### INSTRUCTION
Track down the lines that contain "this" and copy them.

### GIVEN RECORDS
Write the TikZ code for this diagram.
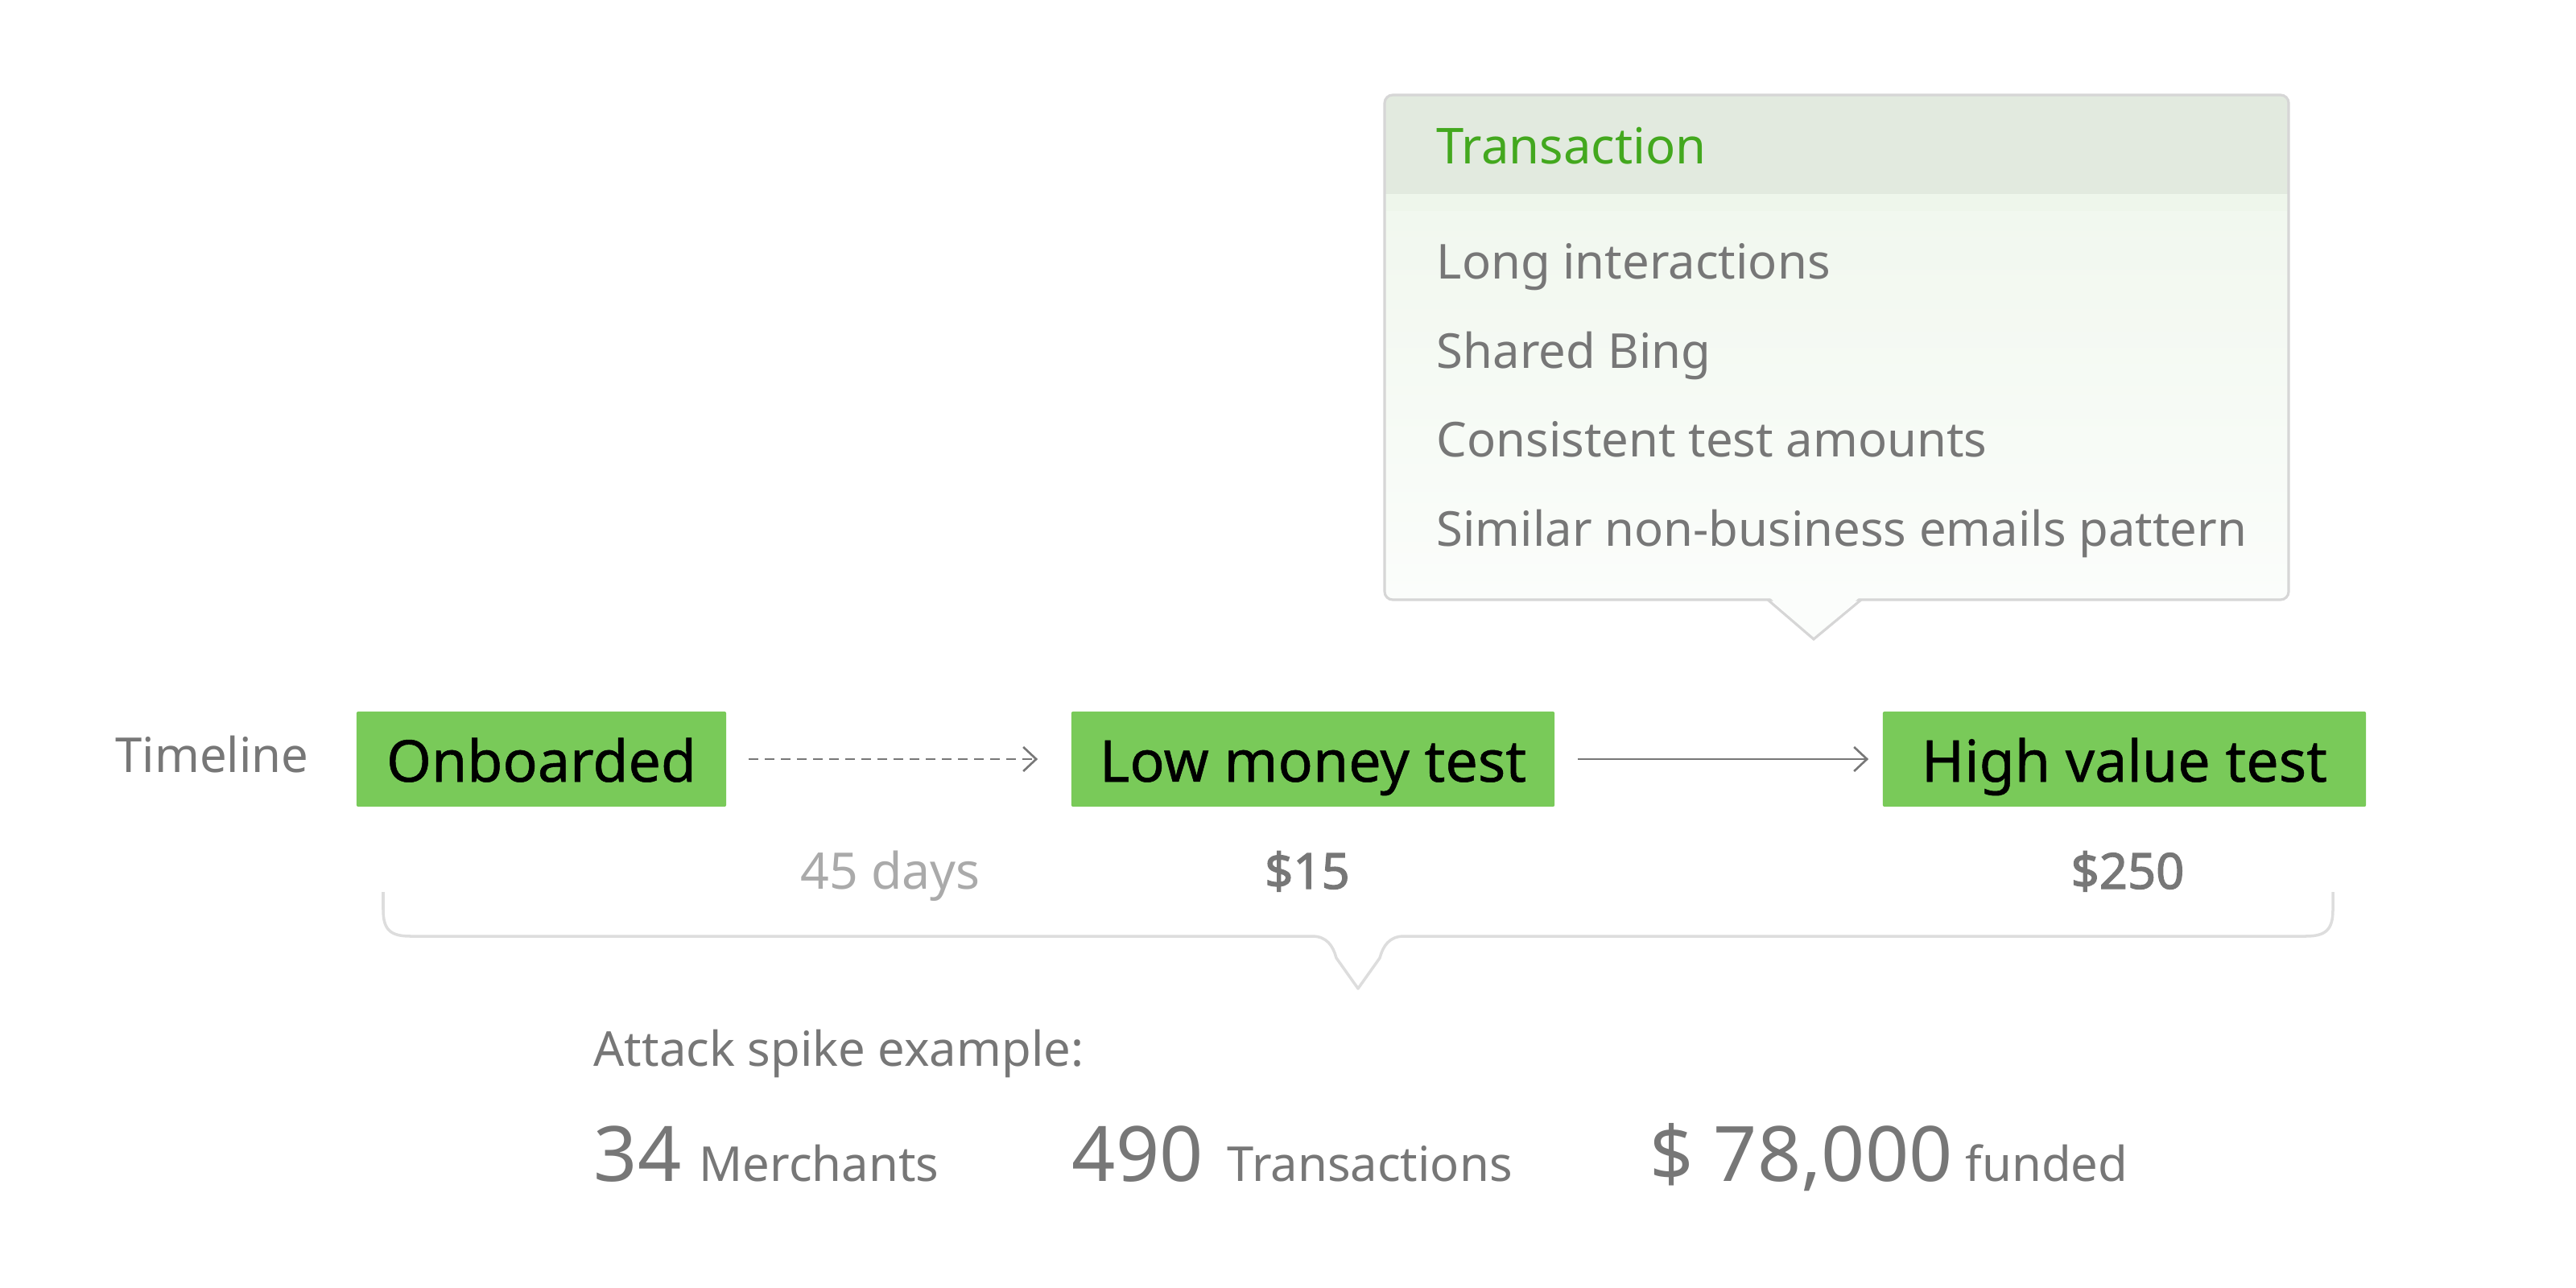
\documentclass[tikz,border=0pt]{standalone}
\usepackage{fontspec}
\setmainfont{Noto Sans}
\newfontfamily\medfont[FakeBold=0.7]{Noto Sans}
\newfontfamily\boldfont[FakeBold=2]{Noto Sans}
\usetikzlibrary{arrows.meta}
\definecolor{boxgreen}{HTML}{79CA59}
\definecolor{headgreen}{HTML}{43A81E}
\definecolor{headband}{HTML}{E2EADF}
\definecolor{bodytop}{HTML}{EEF6EB}
\definecolor{bodybot}{HTML}{FBFDFB}
\definecolor{bordergray}{HTML}{D6D6D6}
\definecolor{textgray}{HTML}{777777}
\definecolor{lightgray}{HTML}{AAAAAA}
\definecolor{linegray}{HTML}{777777}
\definecolor{bracegray}{HTML}{DDDDDD}
\tikzset{
  stepbox/.style={fill=boxgreen, rounded corners=0.2mm, minimum height=1.18cm, inner sep=0pt, text height=5.6mm, text depth=0mm, text=black, font=\medfont\fontsize{20.4}{24}\selectfont},
  listtext/.style={anchor=base west, inner sep=0pt, text=textgray, font=\fontsize{17}{20}\selectfont},
  labeltext/.style={anchor=base, inner sep=0pt, text=textgray, font=\fontsize{17.8}{20}\selectfont},
  pricetext/.style={anchor=base, inner sep=0pt, text=textgray, font=\boldfont\fontsize{17.5}{20}\selectfont},
  bignum/.style={anchor=base west, inner sep=0pt, text=textgray, font=\fontsize{27}{32}\selectfont},
  conn/.style={draw=linegray, line width=0.75pt, -{Straight Barb[length=1.6mm, width=3mm, line width=0.75pt]}}
}
\begin{document}
\begin{tikzpicture}[x=0.01cm, y=-0.01cm]
\useasboundingbox (0,0) rectangle (3200,1600);
% callout
\shade[top color=bodytop, bottom color=bodybot, rounded corners=1mm] (1720,118) rectangle (2843,745);
\fill[headband, rounded corners=1mm] (1720,118) rectangle (2843,260);
\fill[bodytop] (1721,241) rectangle (2842,262);
\draw[bordergray, line width=0.9pt, rounded corners=1mm] (1720,118) rectangle (2843,745);
\fill[bodybot] (2196,740) -- (2253,794) -- (2312,740) -- cycle;
\draw[bordergray, line width=0.9pt] (2196,745) coordinate (pl) -- (2253,794) coordinate (ptip) -- (2312,745) coordinate (pr);
\node[listtext, text=headgreen, font=\fontsize{17.5}{20}\selectfont] (hdr) at (1784,204) {Transaction};
\node[listtext] (l1) at (1784,347) {Long interactions};
\node[listtext] (l2) at (1784,457) {Shared Bing};
\node[listtext] (l3) at (1784,567) {Consistent test amounts};
\node[listtext] (l4) at (1784,678) {Similar non-business emails pattern};
% timeline
\node[listtext] (tl) at (143,959) {Timeline};
\node[stepbox, minimum width=4.59cm] (onb) at (672.5,943) {Onboarded};
\node[stepbox, minimum width=6.00cm] (low) at (1631,943) {Low money test};
\node[stepbox, minimum width=6.00cm] (high) at (2639,943) {High value test};
\draw[conn, dashed, dash pattern=on 1.2mm off 0.8mm, shorten <=2.7mm, shorten >=4.1mm] (onb) -- (low);
\draw[conn, shorten <=2.8mm, shorten >=1.7mm] (low) -- (high);
\node[labeltext, text=lightgray] (days) at (1106,1104) {45 days};
\node[pricetext] (p15) at (1624,1104) {\$15};
\node[pricetext] (p250) at (2643,1104) {\$250};
% brace
\draw[bracegray, line width=1pt, line join=round] (476,1108) -- (476,1130) .. controls (476,1155) and (485,1163) .. (510,1163) -- (1630,1163) .. controls (1648,1163) and (1656,1175) .. (1660,1190) -- (1687,1228) coordinate (btip) -- (1714,1190) .. controls (1718,1175) and (1726,1163) .. (1744,1163) -- (2864,1163) .. controls (2889,1163) and (2898,1155) .. (2898,1130) -- (2898,1108);
% summary
\node[listtext] (att) at (737,1324) {Attack spike example:};
\node[bignum] (n1) at (737,1467) {34};
\node[listtext] (t1) at (868,1467) {Merchants};
\node[bignum] (n2) at (1331,1467) {490};
\node[listtext] (t2) at (1524,1467) {Transactions};
\node[bignum] (n3) at (2049,1467) {\$ 78,000};
\node[listtext] (t3) at (2441,1467) {funded};
\end{tikzpicture}
\end{document}
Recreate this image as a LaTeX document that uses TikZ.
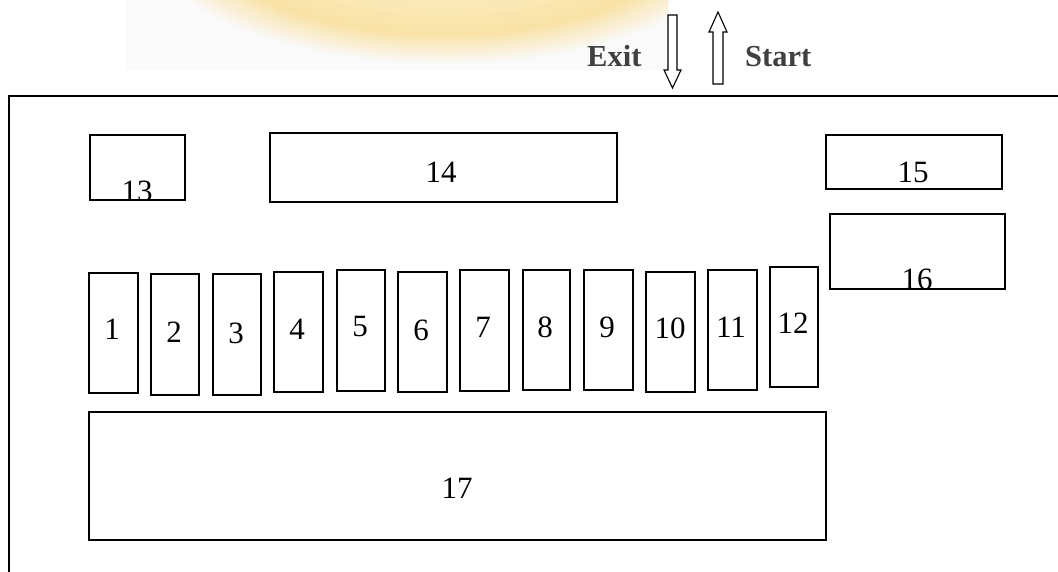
\documentclass[tikz,border=0pt]{standalone}
\usepackage{fontspec}
\setmainfont{Liberation Serif}
\definecolor{bgg}{HTML}{FAFAFA}
\definecolor{blobA}{HTML}{FEF4D4}
\definecolor{blobC}{HTML}{F9E2A6}
\definecolor{labgray}{HTML}{404040}
\tikzset{
  box/.style={draw, line width=1.6pt, inner sep=0pt, anchor=north west},
  num/.style={font=\fontsize{31}{31}\selectfont, inner sep=0pt},
  lab/.style={font=\fontsize{30.5}{30.5}\selectfont\bfseries, text=labgray, inner sep=0pt, anchor=base west},
  blockarrow/.style={draw, line width=1.1pt, fill=white, line join=miter}
}
\begin{document}
\begin{tikzpicture}[x=1pt,y=-1pt]
\useasboundingbox (0,0) rectangle (1058,572);
% faded background picture
\begin{scope}
  \clip (125,0) rectangle (668,70);
  \fill[bgg] (125,0) rectangle (668,70);
  \foreach \i in {0,...,24} {
    \pgfmathsetmacro\rx{305-2.4*\i}
    \pgfmathsetmacro\ry{135-1.2*\i}
    \pgfmathtruncatemacro\p{4*\i}
    \fill[blobC!\p!bgg] (445,-70) ellipse [x radius=\rx, y radius=\ry];
  }
  \foreach \i in {0,...,20} {
    \pgfmathsetmacro\rx{245-9*\i}
    \pgfmathsetmacro\ry{106-4*\i}
    \pgfmathtruncatemacro\p{5*\i}
    \fill[blobA!\p!blobC] (445,-70) ellipse [x radius=\rx, y radius=\ry];
  }
\end{scope}
% outer wall
\draw[line width=1.8pt] (9,572) -- (9,96) -- (1058,96);
% entrance arrows
\draw[blockarrow] (668,15) -- (677,15) -- (677,70) -- (681,70) -- (672.5,88) -- (664,70) -- (668,70) -- cycle;
\draw[blockarrow] (713,84) -- (723,84) -- (723,32) -- (727,32) -- (718,12) -- (709,32) -- (713,32) -- cycle;
\node[lab] (exit) at (587,67) {Exit};
\node[lab] (start) at (745,67) {Start};
% boxes
\node[box, minimum width=49, minimum height=120] (b1) at (88,272) {};
\node[box, minimum width=48, minimum height=121] (b2) at (150,273) {};
\node[box, minimum width=48, minimum height=121] (b3) at (212,273) {};
\node[box, minimum width=49, minimum height=120] (b4) at (273,271) {};
\node[box, minimum width=48, minimum height=121] (b5) at (336,269) {};
\node[box, minimum width=49, minimum height=120] (b6) at (397,271) {};
\node[box, minimum width=49, minimum height=121] (b7) at (459,269) {};
\node[box, minimum width=47, minimum height=120] (b8) at (522,269) {};
\node[box, minimum width=49, minimum height=120] (b9) at (583,269) {};
\node[box, minimum width=49, minimum height=120] (b10) at (645,271) {};
\node[box, minimum width=49, minimum height=120] (b11) at (707,269) {};
\node[box, minimum width=48, minimum height=120] (b12) at (769,266) {};
\node[box, minimum width=95, minimum height=65] (b13) at (89,134) {};
\node[box, minimum width=347, minimum height=69] (b14) at (269,132) {};
\node[box, minimum width=176, minimum height=54] (b15) at (825,134) {};
\node[box, minimum width=175, minimum height=75] (b16) at (829,213) {};
\node[box, minimum width=737, minimum height=128] (b17) at (88,411) {};
% labels
\node[num] (t1) at (112,329) {1};
\node[num] (t2) at (174,332) {2};
\node[num] (t3) at (236,333) {3};
\node[num] (t4) at (297,329) {4};
\node[num] (t5) at (360,327) {5};
\node[num] (t6) at (421,330) {6};
\node[num] (t7) at (483,327) {7};
\node[num] (t8) at (545,327) {8};
\node[num] (t9) at (607,327) {9};
\node[num] (t10) at (670,328) {10};
\node[num] (t11) at (731,327) {11};
\node[num] (t12) at (793,323) {12};
\begin{scope}
  \clip (b13.south west) rectangle (b13.north east);
  \node[num, anchor=base] (t13) at (137,202) {13};
\end{scope}
\node[num] (t14) at (441,172) {14};
\node[num] (t15) at (913,172) {15};
\begin{scope}
  \clip (b16.south west) rectangle (b16.north east);
  \node[num, anchor=base] (t16) at (917,290) {16};
\end{scope}
\node[num] (t17) at (457,488) {17};
\end{tikzpicture}
\end{document}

### SOLUTION TO THE PROBLEM
Write the TikZ code for this diagram.
Recreate this image as a LaTeX document that uses TikZ.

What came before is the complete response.